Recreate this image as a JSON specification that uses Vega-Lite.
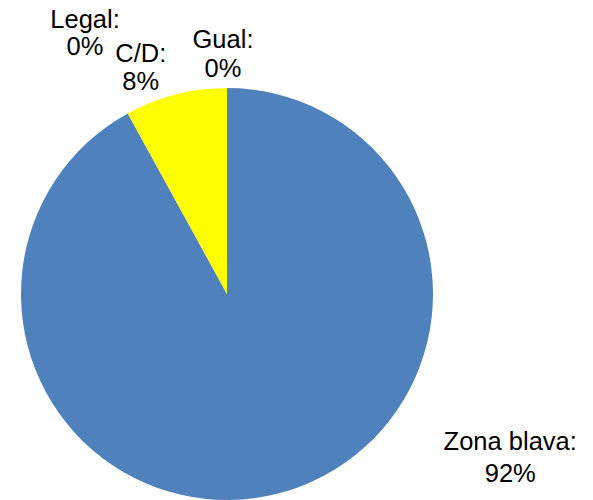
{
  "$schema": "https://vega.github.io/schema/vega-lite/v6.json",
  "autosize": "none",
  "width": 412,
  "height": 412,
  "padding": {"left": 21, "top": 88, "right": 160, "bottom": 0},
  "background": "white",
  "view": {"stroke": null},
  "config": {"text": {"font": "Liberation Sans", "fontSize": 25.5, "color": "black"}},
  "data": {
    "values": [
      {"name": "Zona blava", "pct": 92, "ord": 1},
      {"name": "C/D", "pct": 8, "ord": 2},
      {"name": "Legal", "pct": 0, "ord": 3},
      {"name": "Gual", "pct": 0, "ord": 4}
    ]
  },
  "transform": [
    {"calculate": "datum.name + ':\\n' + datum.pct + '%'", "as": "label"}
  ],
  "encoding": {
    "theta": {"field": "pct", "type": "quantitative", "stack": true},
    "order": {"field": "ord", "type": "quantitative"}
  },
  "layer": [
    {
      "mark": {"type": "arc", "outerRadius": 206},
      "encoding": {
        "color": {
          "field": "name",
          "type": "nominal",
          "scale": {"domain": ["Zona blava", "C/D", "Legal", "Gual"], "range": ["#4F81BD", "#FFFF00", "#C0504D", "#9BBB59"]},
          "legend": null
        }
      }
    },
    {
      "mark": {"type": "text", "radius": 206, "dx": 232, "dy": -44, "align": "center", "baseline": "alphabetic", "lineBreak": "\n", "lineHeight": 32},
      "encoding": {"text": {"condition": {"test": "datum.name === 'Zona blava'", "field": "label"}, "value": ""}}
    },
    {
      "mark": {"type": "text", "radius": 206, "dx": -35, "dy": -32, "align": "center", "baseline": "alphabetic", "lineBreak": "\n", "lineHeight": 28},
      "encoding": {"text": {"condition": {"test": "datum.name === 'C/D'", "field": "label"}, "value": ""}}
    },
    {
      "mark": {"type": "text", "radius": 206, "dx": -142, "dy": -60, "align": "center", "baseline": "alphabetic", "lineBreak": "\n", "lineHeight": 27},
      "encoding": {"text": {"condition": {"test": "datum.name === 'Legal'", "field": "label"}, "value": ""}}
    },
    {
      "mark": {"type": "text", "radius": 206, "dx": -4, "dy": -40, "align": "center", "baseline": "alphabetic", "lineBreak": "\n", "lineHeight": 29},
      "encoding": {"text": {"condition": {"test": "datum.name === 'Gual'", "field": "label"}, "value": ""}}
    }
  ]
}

****************************************

▸ TASK BRIEF: Set the data above down again exactly as given, with no pictures.

▸ TASK RESPONSE:
Recreate this image as a JSON specification that uses Vega-Lite.
{
  "$schema": "https://vega.github.io/schema/vega-lite/v6.json",
  "autosize": "none",
  "width": 412,
  "height": 412,
  "padding": {"left": 21, "top": 88, "right": 160, "bottom": 0},
  "background": "white",
  "view": {"stroke": null},
  "config": {"text": {"font": "Liberation Sans", "fontSize": 25.5, "color": "black"}},
  "data": {
    "values": [
      {"name": "Zona blava", "pct": 92, "ord": 1},
      {"name": "C/D", "pct": 8, "ord": 2},
      {"name": "Legal", "pct": 0, "ord": 3},
      {"name": "Gual", "pct": 0, "ord": 4}
    ]
  },
  "transform": [
    {"calculate": "datum.name + ':\\n' + datum.pct + '%'", "as": "label"}
  ],
  "encoding": {
    "theta": {"field": "pct", "type": "quantitative", "stack": true},
    "order": {"field": "ord", "type": "quantitative"}
  },
  "layer": [
    {
      "mark": {"type": "arc", "outerRadius": 206},
      "encoding": {
        "color": {
          "field": "name",
          "type": "nominal",
          "scale": {"domain": ["Zona blava", "C/D", "Legal", "Gual"], "range": ["#4F81BD", "#FFFF00", "#C0504D", "#9BBB59"]},
          "legend": null
        }
      }
    },
    {
      "mark": {"type": "text", "radius": 206, "dx": 232, "dy": -44, "align": "center", "baseline": "alphabetic", "lineBreak": "\n", "lineHeight": 32},
      "encoding": {"text": {"condition": {"test": "datum.name === 'Zona blava'", "field": "label"}, "value": ""}}
    },
    {
      "mark": {"type": "text", "radius": 206, "dx": -35, "dy": -32, "align": "center", "baseline": "alphabetic", "lineBreak": "\n", "lineHeight": 28},
      "encoding": {"text": {"condition": {"test": "datum.name === 'C/D'", "field": "label"}, "value": ""}}
    },
    {
      "mark": {"type": "text", "radius": 206, "dx": -142, "dy": -60, "align": "center", "baseline": "alphabetic", "lineBreak": "\n", "lineHeight": 27},
      "encoding": {"text": {"condition": {"test": "datum.name === 'Legal'", "field": "label"}, "value": ""}}
    },
    {
      "mark": {"type": "text", "radius": 206, "dx": -4, "dy": -40, "align": "center", "baseline": "alphabetic", "lineBreak": "\n", "lineHeight": 29},
      "encoding": {"text": {"condition": {"test": "datum.name === 'Gual'", "field": "label"}, "value": ""}}
    }
  ]
}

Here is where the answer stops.